Nagła informacja o rozwodzie Brangeliny zaskoczyła chyba niemal wszystkich. Jedna z najpopularniejszych par Hollywood postanowiła rozstać się po 12 latach związku. Jednak najbardziej szokujące dla fanów pary jest to, w jaki sposób Angelina próbuje odseparować Brada od dzieci. Aktorka, która oskarża męża o przemoc i nadużywanie narkotyków, rozpoczęła krucjatę, która może zniszczyć nie tylko ich rodzinę, ale także karierę Pitta.

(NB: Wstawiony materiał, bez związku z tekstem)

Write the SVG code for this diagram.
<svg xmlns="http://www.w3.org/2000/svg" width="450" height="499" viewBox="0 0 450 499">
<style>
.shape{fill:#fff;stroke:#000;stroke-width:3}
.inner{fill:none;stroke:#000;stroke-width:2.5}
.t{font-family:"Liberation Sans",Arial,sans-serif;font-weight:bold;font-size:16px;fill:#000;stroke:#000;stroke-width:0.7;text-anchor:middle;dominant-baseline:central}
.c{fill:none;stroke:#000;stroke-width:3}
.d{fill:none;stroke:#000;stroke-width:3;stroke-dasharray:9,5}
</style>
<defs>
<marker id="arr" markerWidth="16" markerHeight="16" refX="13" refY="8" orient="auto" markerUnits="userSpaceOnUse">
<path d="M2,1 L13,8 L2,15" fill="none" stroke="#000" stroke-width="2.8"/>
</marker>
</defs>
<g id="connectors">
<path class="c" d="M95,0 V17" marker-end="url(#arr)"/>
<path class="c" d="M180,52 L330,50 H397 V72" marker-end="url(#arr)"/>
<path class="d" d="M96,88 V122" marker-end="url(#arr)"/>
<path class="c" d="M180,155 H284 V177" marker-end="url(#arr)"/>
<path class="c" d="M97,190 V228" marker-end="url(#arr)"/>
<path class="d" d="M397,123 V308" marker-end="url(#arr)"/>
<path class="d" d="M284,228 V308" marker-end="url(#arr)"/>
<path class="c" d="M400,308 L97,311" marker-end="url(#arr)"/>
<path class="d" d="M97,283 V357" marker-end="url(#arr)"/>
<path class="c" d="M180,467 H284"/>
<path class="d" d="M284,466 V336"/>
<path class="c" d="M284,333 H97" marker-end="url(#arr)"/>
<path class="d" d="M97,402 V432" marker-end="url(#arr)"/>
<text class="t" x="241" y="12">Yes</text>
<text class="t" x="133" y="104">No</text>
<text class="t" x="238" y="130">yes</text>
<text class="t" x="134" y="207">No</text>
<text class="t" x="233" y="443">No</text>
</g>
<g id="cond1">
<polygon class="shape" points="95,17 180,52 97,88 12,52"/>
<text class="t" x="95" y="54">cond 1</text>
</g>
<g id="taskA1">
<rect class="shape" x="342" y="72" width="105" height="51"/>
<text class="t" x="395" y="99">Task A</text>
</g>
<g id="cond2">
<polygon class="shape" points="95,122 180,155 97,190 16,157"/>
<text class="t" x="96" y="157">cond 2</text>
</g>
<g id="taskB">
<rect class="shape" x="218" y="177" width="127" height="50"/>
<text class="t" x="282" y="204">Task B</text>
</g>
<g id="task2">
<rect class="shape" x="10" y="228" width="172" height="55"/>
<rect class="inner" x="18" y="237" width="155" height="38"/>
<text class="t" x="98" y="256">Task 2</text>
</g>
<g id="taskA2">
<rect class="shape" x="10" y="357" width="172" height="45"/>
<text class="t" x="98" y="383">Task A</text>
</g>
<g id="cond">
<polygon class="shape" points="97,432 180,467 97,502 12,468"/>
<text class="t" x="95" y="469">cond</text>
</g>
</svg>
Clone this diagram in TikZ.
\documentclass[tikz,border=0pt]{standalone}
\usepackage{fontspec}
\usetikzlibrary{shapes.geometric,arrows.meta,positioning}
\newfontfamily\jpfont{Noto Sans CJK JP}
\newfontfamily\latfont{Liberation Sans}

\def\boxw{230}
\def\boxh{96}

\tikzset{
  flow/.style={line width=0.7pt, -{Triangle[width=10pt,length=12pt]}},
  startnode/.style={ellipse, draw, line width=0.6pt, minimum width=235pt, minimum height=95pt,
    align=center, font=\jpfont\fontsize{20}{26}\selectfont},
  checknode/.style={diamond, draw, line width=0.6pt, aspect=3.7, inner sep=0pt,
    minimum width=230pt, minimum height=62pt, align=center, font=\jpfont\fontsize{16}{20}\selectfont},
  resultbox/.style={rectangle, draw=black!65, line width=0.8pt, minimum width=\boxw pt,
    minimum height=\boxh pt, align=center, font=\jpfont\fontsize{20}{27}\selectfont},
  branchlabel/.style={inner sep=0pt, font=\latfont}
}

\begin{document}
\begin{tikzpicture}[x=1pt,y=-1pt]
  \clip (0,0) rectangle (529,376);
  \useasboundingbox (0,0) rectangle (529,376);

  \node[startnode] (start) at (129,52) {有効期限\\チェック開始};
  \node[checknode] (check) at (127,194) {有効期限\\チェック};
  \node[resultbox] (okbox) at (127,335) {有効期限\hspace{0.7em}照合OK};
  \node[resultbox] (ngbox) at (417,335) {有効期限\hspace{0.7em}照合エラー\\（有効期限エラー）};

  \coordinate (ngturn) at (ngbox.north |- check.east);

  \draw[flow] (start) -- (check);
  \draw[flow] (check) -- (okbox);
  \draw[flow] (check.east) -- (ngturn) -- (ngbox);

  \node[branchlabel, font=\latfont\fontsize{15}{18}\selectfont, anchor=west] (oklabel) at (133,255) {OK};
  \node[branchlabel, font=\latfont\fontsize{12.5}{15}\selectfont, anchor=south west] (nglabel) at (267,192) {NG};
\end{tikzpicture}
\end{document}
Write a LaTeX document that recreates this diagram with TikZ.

W obronie Brada stanęła jednak grupa jego przyjaciół, w tym Cheryl Holton, która poznała go w latach 80, gdy Pitt grał w jednym serialu z jej córką. 66-latka zapewnia, że to niemożliwe, by stał się "potworem", jakiego opisuje Angelina. Kobieta "nie może uwierzyć" w to, jak Angie zachowuje się od momentu złożenia papierów rozwodowych:
Prawdopodobnie poszła do prawnika i zapytała, co powinna zrobić, by otrzymać prawo do opieki nad dziećmi, zaś ten doradził jej prowokację. Musiała zaplanować ten scenariusz jakiś czas temu. Dom, w którym zamieszkała, był wynajęty już dawno temu. Co za żmija! Stała się hollywoodzką kliszą, przeźroczystą, kłamliwą, nienawistną i złą osobą, która próbuje się użalać na oczach świata.
Holton odniosła się też do oskarżeń dotyczących stosowania przemocy przez Brada:
On nie skrzywdziłby nawet muchy. Zawsze na pierwszym miejscu stawia dobro dzieci i zawsze będzie dla nich dobrym ojcem. Nigdy nie miał problemów z agresją. Jest jednym z najmilszych ludzi na świecie.
66-latka podkreśliła również, że choć Brad przyznawał się w przeszłości do palenia marihuany, pozostał jednym z nielicznych gwiazdorów Hollywood, który nie stoczył się i nie skończył jako narkoman:
Widziałam kilka zdjęć Brada, na których widać, że jest po kilku piwach, ale nigdy nie przesadził. Nie ma nawet takiej opinii. Nie staram się mu schlebiać. Taka jest prawda.